Communities Secretary Eric Pickles and Environment Secretary Elizabeth Truss have today (12 September 2014) published their decision to make an Order granting development consent for the Thames Tideway Tunnel to be built and operated.
The Secretaries of State conclude that on balance there is a good case for making an Order granting development consent for the proposed development.
The tunnel will run from the Acton Storm Tanks in West London to the Abbey Mills pumping station in East London, with a storage capacity of 1,250,000 cubic metres.
Construction is expected to start in 2016 and be completed by 2023.
The decision to grant consent for this has been made under the Planning Act 2008, with a Development Consent Order signed by both Secretaries of State.

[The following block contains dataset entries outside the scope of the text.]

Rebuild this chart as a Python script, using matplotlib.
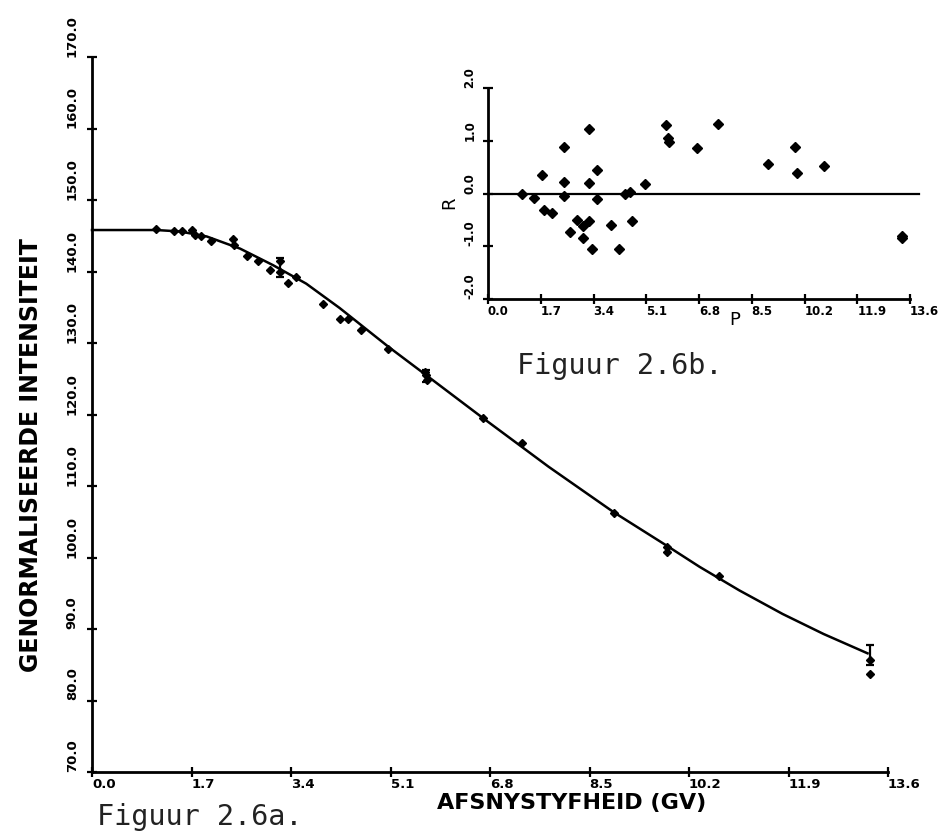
import numpy as np
import matplotlib
matplotlib.use("Agg")
from matplotlib import pyplot as plt

# fitted curve
curve_x = [0.0, 1.1, 1.5, 1.96, 2.53, 3.09, 3.66, 4.23, 5.06, 5.71, 6.68,
           7.8, 8.92, 9.83, 10.38, 11.06, 11.8, 12.5, 13.25]
curve_y = [145.8, 145.8, 145.6, 144.9, 143.2, 140.9, 138.3, 134.9, 129.5,
           125.5, 119.5, 112.7, 106.3, 101.6, 98.7, 95.4, 92.1, 89.3, 86.6]

# measured intensities
meas_x = [1.09, 1.40, 1.53, 1.70, 1.76, 1.87, 2.04, 2.41, 2.42, 2.64, 2.84,
          3.04, 3.22, 3.22, 3.35, 3.49, 3.94, 4.23, 4.37, 4.60, 5.06, 5.69,
          5.71, 5.73, 6.68, 7.35, 8.92, 9.83, 9.83, 10.72, 13.29, 13.29]
meas_y = [145.9, 145.6, 145.6, 145.8, 145.1, 144.9, 144.3, 144.6, 143.7,
          142.1, 141.5, 140.2, 141.5, 140.0, 138.4, 139.3, 135.4, 133.4,
          133.4, 131.8, 129.2, 125.9, 125.5, 124.8, 119.5, 116.0, 106.2,
          101.5, 100.8, 97.4, 85.7, 83.7]

# points that carry an error bar
err_x = [3.22, 5.71, 13.29]
err_y = [140.6, 125.4, 86.4]
err_e = [1.3, 0.8, 1.4]

# residuals (inset)
res_x = [1.09, 1.47, 1.73, 1.81, 2.06, 2.46, 2.46, 2.46, 2.65, 2.87, 3.06,
         3.07, 3.24, 3.27, 3.24, 3.35, 3.51, 3.52, 3.96, 4.21, 4.40, 4.59,
         4.64, 5.07, 5.75, 5.80, 5.82, 6.72, 7.41, 9.01, 9.90, 9.95, 10.82,
         13.35, 13.35]
res_y = [0.0, -0.08, 0.36, -0.32, -0.37, 0.88, 0.21, -0.05, -0.73, -0.51,
         -0.85, -0.61, -0.53, 1.23, 0.19, -1.05, 0.44, -0.11, -0.60, -1.06,
         0.0, 0.02, -0.52, 0.18, 1.30, 1.05, 0.98, 0.87, 1.32, 0.55, 0.88,
         0.39, 0.52, -0.80, -0.85]

x_ticks = [0.0, 1.7, 3.4, 5.1, 6.8, 8.5, 10.2, 11.9, 13.6]
y_ticks = [70, 80, 90, 100, 110, 120, 130, 140, 150, 160, 170]
r_ticks = [-2.0, -1.0, 0.0, 1.0, 2.0]

W, H = 940, 833
fig = plt.figure(figsize=(W / 100, H / 100), dpi=100)


def px_box(left, top, right, bottom):
    return [left / W, 1 - bottom / H, (right - left) / W, (bottom - top) / H]


def style_axes(ax, xt, yt, fs, ypad):
    for side in ("top", "right"):
        ax.spines[side].set_visible(False)
    for side in ("left", "bottom"):
        ax.spines[side].set_linewidth(2.0)
    ax.set_xticks(xt)
    ax.set_yticks(yt)
    ax.set_xticklabels(["%.1f" % v for v in xt])
    ax.set_yticklabels(["%.1f" % v for v in yt])
    ax.tick_params(direction="inout", length=7, width=1.6)
    ax.tick_params(axis="x", pad=1)
    ax.tick_params(axis="y", pad=ypad, labelrotation=90)
    for lbl in ax.get_xticklabels():
        lbl.set_ha("left")
        lbl.set_fontweight("bold")
        lbl.set_fontsize(fs)
    for lbl in ax.get_yticklabels():
        lbl.set_va("bottom")
        lbl.set_fontweight("bold")
        lbl.set_fontsize(fs)


# main panel
ax = fig.add_axes(px_box(92, 57, 888, 772))
ax.set_xlim(0, 13.6)
ax.set_ylim(70, 170)
style_axes(ax, x_ticks, y_ticks, 9.5, 6)

ax.plot(curve_x, curve_y, color="black", lw=1.8, clip_on=False)
ax.plot(meas_x, meas_y, "D", color="black", ms=4, clip_on=False)
ax.errorbar(err_x, err_y, yerr=err_e, fmt="none", ecolor="black",
            elinewidth=1.6, capsize=3, capthick=1.6)

fig.text(572 / W, 1 - 803 / H, "AFSNYSTYFHEID (GV)", ha="center",
         va="center", fontsize=16, fontweight="bold")
fig.text(31 / W, 1 - 455 / H, "GENORMALISEERDE INTENSITEIT", ha="center",
         va="center", rotation=90, fontsize=17, fontweight="bold")
fig.text(97 / W, 1 - 825 / H, "Figuur 2.6a.", ha="left", va="baseline",
         fontsize=20.5, family="DejaVu Sans Mono", color="#222222")

# inset: residuals
axr = fig.add_axes(px_box(488, 88, 910, 299))
axr.set_xlim(0, 13.6)
axr.set_ylim(-2, 2)
style_axes(axr, x_ticks, r_ticks, 8.5, 5)

axr.plot([0, 13.9], [0, 0], color="black", lw=1.6, clip_on=False)
axr.plot(res_x, res_y, "D", color="black", ms=5, clip_on=False)

axr.text(-0.092, 0.455, "R", transform=axr.transAxes, rotation=90,
         ha="center", va="center", fontsize=13)
axr.text((735 - 488) / 422, -(320 - 299) / 211, "P",
         transform=axr.transAxes, ha="center", va="center", fontsize=13)
fig.text(517 / W, 1 - 374 / H, "Figuur 2.6b.", ha="left", va="baseline",
         fontsize=20.5, family="DejaVu Sans Mono", color="#222222")

fig.savefig("out.png", dpi=100)
plt.close(fig)
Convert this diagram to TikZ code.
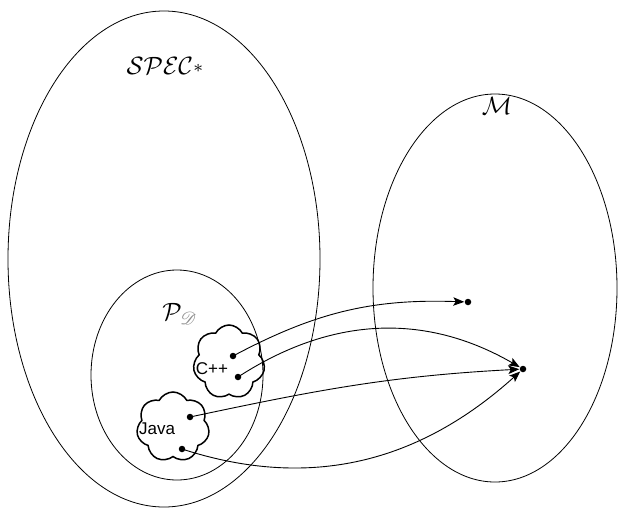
\documentclass[tikz,border=0pt]{standalone}
\usepackage{fontspec}
\usepackage{mathrsfs}
\usepackage{graphicx}
\newfontfamily\labelsans{Liberation Sans}
\usetikzlibrary{shapes.symbols,arrows.meta}
\begin{document}
\begin{tikzpicture}[x=1pt,y=-1pt,
  region/.style={draw,line width=0.8pt},
  lang/.style={cloud,cloud puffs=7,cloud puff arc=125,aspect=1,draw,line width=1.5pt,
    inner sep=0pt},
  elem/.style={circle,fill,inner sep=0pt,outer sep=0pt,minimum size=6.5pt},
  map/.style={line width=0.9pt,-{Stealth[length=11pt,width=8.5pt,inset=2.5pt]},shorten >=0.5pt},
  sanslabel/.style={font=\labelsans\fontsize{17}{17}\selectfont,inner sep=0pt}]
\useasboundingbox (0,0) rectangle (623,509);

% the three sets
\draw[region] (164,259) ellipse [x radius=156, y radius=248];
\draw[region] (495,288) ellipse [x radius=122, y radius=194];
\draw[region] (177,375) ellipse [x radius=86, y radius=105];

\node (spec) at (165,66) {\scalebox{2.5}{$\mathcal{SPEC}$\raisebox{1pt}{$\scriptstyle *$}}};
\node (models) at (497,106) {\scalebox{2.5}{$\mathcal{M}$}};
\node (pd) at (180,314) {\scalebox{2.5}{$\mathcal{P}_{\textcolor{black!45}{\mathscr{D}}}$}};

% language clouds
\node[lang,minimum width=72pt,minimum height=74pt] (cpp) at (229,362) {};
\node[lang,minimum width=73pt,minimum height=70pt] (java) at (173,427) {};
\node[sanslabel] (cpptxt) at (212,369) {C++};
\node[sanslabel] (javatxt) at (157,429) {Java};

% elements
\node[elem] (c1) at (233,356) {};
\node[elem] (c2) at (238,377) {};
\node[elem] (j1) at (190,417) {};
\node[elem] (j2) at (182,449) {};
\node[elem] (m1) at (468,302) {};
\node[elem] (m2) at (523,369) {};

% semantics maps
\draw[map] (c1.center) to[out=28,in=178] (m1);
\draw[map] (c2.center) to[out=33,in=150] (m2);
\draw[map] (j1.center) to[out=12,in=183] (m2);
\draw[map] (j2.center) to[out=-18,in=222] (m2);
\end{tikzpicture}
\end{document}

Communities Secretary Eric Pickles said:
This is a challenging infrastructure project, but it is clear that the Thames Tunnel will help modernise London’s ageing Victorian sewerage system, and make the River Thames cleaner and safer.
Environment Secretary Elizabeth Truss said:
In the 21st century, London should not have a river that is polluted by sewage every time there is heavy rainfall.
The Thames Tunnel is considered to be the best solution to address London’s outdated sewerage infrastructure.
A Statement of Reasons has been published today setting out the basis on which development consent has been granted. The Development Consent Order can also be found on this website.